The Mail on Sunday

Everyone’s talking about... The Knowledge

- STEVE BENNETT

No, not the online newsletter behind The Mail on Sunday’s new ‘five things we learned this week’ feature (see Page 39), but the demanding test of London’s roads that all black cab drivers must pass. Why is it in the news?

Because free market think-tank The Adam Smith Institute has called for it to be scrapped in the era of GPS and satnavs, saying it costs drivers ‘thousands of pounds and years of their life for a skill which is largely obsolete’. But Steve McNamara of the Licensed Taxi Drivers Associatio­n decried a ‘race to the bottom’, saying: ‘A satnav is no substitute for a profession­al driver’s knowledge and experience.’ Studies show black cabs are, on average, faster than Ubers using GPS.

What do the drivers have to memorise?

The 25,000 streets and 100,000 points of interest, such as hotels and restaurant­s, within six miles of Charing Cross. Potential cabbies must learn 320 routes, or ‘runs’, listed in the notorious Blue Book. They make a series of ‘appearance­s’ in which examiners ask them to ‘call over’ four sample runs before they can advance. You cannot fail the Knowledge, only give up. Few examiners are as sadistic as the one played by Nigel Hawthorne in Jack Rosenthal’s 1979 TV play The Knowledge, but still around 70 per cent of applicants drop out.

What’s the history?

It was introduced in 1865, four years after the Great Exhibition, when a huge number of visitors reportedly complained that Hansom cab drivers didn’t know the route.

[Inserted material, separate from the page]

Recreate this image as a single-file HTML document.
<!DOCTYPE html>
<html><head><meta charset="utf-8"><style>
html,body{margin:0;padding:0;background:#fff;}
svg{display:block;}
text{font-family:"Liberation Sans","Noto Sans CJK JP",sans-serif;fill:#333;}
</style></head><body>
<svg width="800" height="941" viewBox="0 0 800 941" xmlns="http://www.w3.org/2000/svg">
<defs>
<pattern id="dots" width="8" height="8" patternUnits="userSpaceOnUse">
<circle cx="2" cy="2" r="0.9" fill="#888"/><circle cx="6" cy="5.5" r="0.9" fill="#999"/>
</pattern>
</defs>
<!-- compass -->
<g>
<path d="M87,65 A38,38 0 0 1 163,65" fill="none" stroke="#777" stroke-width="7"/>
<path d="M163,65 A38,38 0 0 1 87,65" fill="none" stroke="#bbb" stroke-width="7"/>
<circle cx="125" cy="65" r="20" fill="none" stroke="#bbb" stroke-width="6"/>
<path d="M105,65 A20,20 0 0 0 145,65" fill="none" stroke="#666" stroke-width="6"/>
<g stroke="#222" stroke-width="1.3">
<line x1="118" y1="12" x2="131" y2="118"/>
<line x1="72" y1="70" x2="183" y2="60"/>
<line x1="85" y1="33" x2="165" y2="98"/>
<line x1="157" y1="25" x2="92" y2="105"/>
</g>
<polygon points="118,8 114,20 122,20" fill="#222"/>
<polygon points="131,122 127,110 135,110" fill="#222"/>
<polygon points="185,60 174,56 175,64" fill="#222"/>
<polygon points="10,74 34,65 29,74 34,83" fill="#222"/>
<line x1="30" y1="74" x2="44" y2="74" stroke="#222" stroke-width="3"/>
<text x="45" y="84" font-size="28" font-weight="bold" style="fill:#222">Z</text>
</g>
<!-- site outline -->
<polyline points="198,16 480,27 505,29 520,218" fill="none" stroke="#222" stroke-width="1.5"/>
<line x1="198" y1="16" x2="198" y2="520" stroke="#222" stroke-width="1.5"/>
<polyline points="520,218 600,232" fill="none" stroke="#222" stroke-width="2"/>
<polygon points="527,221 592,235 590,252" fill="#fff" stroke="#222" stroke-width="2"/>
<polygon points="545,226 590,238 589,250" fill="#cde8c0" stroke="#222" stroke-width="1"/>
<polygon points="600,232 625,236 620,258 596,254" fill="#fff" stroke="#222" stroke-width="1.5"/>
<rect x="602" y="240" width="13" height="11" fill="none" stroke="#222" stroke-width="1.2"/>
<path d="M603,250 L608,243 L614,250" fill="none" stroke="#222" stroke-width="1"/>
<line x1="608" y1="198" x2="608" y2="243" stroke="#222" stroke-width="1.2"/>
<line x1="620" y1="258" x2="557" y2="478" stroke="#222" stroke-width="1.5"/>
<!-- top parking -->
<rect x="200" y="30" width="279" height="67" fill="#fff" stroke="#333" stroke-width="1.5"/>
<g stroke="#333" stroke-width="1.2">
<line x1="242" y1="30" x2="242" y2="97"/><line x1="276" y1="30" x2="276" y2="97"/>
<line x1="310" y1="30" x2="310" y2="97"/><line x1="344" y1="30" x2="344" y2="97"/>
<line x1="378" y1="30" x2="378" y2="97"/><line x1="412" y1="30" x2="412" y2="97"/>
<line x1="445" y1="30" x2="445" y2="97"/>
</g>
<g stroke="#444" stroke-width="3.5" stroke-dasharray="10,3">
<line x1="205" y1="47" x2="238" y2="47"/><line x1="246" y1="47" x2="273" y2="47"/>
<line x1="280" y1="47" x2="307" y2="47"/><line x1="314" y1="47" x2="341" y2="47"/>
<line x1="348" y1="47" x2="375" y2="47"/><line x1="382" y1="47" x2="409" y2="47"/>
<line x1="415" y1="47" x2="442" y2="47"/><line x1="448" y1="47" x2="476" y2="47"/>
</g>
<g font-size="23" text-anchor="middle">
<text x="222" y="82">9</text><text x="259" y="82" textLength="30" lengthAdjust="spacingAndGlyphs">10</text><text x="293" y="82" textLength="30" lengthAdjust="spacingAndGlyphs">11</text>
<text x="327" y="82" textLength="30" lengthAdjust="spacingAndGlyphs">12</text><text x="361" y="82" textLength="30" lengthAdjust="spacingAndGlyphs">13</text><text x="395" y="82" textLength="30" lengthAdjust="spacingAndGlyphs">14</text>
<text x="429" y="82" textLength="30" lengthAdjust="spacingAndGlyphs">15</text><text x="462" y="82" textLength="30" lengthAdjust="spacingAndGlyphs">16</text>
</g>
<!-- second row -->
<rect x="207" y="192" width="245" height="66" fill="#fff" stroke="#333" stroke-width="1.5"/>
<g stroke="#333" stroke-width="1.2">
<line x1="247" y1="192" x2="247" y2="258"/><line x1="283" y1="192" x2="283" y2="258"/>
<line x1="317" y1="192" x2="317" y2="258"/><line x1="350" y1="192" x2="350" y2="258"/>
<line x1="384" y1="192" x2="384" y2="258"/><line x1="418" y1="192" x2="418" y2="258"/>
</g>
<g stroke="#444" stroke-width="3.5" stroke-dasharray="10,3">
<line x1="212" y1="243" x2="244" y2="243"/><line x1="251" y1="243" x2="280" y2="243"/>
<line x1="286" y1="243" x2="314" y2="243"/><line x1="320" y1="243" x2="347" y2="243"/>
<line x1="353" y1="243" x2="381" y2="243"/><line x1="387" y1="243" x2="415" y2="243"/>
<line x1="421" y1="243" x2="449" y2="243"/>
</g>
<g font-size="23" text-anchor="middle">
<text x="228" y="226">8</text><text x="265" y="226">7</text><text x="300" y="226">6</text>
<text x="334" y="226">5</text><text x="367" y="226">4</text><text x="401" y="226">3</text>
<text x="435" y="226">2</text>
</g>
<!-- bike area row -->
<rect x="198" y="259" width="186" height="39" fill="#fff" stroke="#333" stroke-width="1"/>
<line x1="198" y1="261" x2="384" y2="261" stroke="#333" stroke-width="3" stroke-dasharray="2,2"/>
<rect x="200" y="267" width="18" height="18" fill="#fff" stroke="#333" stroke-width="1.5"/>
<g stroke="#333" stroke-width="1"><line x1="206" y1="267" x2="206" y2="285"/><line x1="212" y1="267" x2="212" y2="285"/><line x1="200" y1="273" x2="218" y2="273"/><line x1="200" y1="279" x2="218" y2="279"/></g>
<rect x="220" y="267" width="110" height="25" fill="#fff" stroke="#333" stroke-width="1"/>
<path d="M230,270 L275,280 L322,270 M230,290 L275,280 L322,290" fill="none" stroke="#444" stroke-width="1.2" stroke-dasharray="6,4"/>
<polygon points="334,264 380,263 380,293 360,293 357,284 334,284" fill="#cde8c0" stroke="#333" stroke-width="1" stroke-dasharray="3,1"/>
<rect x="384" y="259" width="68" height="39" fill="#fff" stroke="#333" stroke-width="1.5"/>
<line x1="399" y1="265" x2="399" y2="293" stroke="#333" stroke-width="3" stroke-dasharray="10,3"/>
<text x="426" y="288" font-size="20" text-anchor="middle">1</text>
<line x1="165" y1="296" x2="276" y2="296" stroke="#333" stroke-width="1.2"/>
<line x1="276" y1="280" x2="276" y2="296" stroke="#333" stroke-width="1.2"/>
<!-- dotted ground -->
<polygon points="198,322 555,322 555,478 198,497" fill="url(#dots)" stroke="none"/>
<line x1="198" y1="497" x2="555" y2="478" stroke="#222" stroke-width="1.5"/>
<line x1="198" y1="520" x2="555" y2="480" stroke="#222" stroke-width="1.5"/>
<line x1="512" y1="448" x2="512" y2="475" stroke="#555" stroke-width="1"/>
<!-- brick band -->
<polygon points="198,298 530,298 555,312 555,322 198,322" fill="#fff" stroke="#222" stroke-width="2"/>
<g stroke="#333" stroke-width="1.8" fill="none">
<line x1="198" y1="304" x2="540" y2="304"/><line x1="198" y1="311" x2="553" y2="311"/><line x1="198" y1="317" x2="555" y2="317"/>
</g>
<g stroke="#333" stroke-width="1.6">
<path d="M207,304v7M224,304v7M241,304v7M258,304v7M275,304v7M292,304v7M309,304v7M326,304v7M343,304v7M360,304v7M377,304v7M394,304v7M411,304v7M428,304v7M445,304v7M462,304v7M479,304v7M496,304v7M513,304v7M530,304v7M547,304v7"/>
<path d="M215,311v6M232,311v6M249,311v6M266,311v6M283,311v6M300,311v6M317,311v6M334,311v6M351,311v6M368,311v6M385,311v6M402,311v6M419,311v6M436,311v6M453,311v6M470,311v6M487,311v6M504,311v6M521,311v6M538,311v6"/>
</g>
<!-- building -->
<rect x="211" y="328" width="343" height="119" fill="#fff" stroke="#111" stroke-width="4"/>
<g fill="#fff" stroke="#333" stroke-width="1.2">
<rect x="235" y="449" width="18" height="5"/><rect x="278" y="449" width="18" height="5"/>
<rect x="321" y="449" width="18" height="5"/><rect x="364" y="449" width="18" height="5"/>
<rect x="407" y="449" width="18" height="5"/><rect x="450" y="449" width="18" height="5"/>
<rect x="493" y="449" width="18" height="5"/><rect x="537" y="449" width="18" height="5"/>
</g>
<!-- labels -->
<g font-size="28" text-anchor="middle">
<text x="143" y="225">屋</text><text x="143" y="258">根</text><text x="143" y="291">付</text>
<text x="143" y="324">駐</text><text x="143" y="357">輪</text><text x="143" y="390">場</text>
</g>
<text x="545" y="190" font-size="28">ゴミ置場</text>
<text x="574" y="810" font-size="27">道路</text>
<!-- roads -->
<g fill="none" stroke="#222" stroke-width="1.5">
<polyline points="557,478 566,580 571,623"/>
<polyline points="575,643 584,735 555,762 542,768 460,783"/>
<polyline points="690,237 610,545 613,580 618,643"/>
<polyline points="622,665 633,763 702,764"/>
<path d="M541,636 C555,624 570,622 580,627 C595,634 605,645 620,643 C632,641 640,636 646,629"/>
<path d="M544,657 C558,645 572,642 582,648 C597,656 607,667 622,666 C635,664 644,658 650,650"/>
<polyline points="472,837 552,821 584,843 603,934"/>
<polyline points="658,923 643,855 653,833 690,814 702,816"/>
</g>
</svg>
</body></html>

How on earth does anyone learn it?

It has been called the world’s hardest test of any kind. Transport for London advises: ‘You cannot learn the Knowledge from a book or a map’ – you have to take to the streets. So-called Knowledge Boys and Girls practise runs on mopeds, normally in pairs. It typically takes three years and 8,000 hours of all-consuming study. Scientists say the Knowledge increases the grey matter in the hippocampu­s, the part of the brain used for learning, but possibly at the expense of shortterm memory. Each year about 1,000 drivers pass, earning their coveted green badge and the right to ask: ‘Where to, guv?’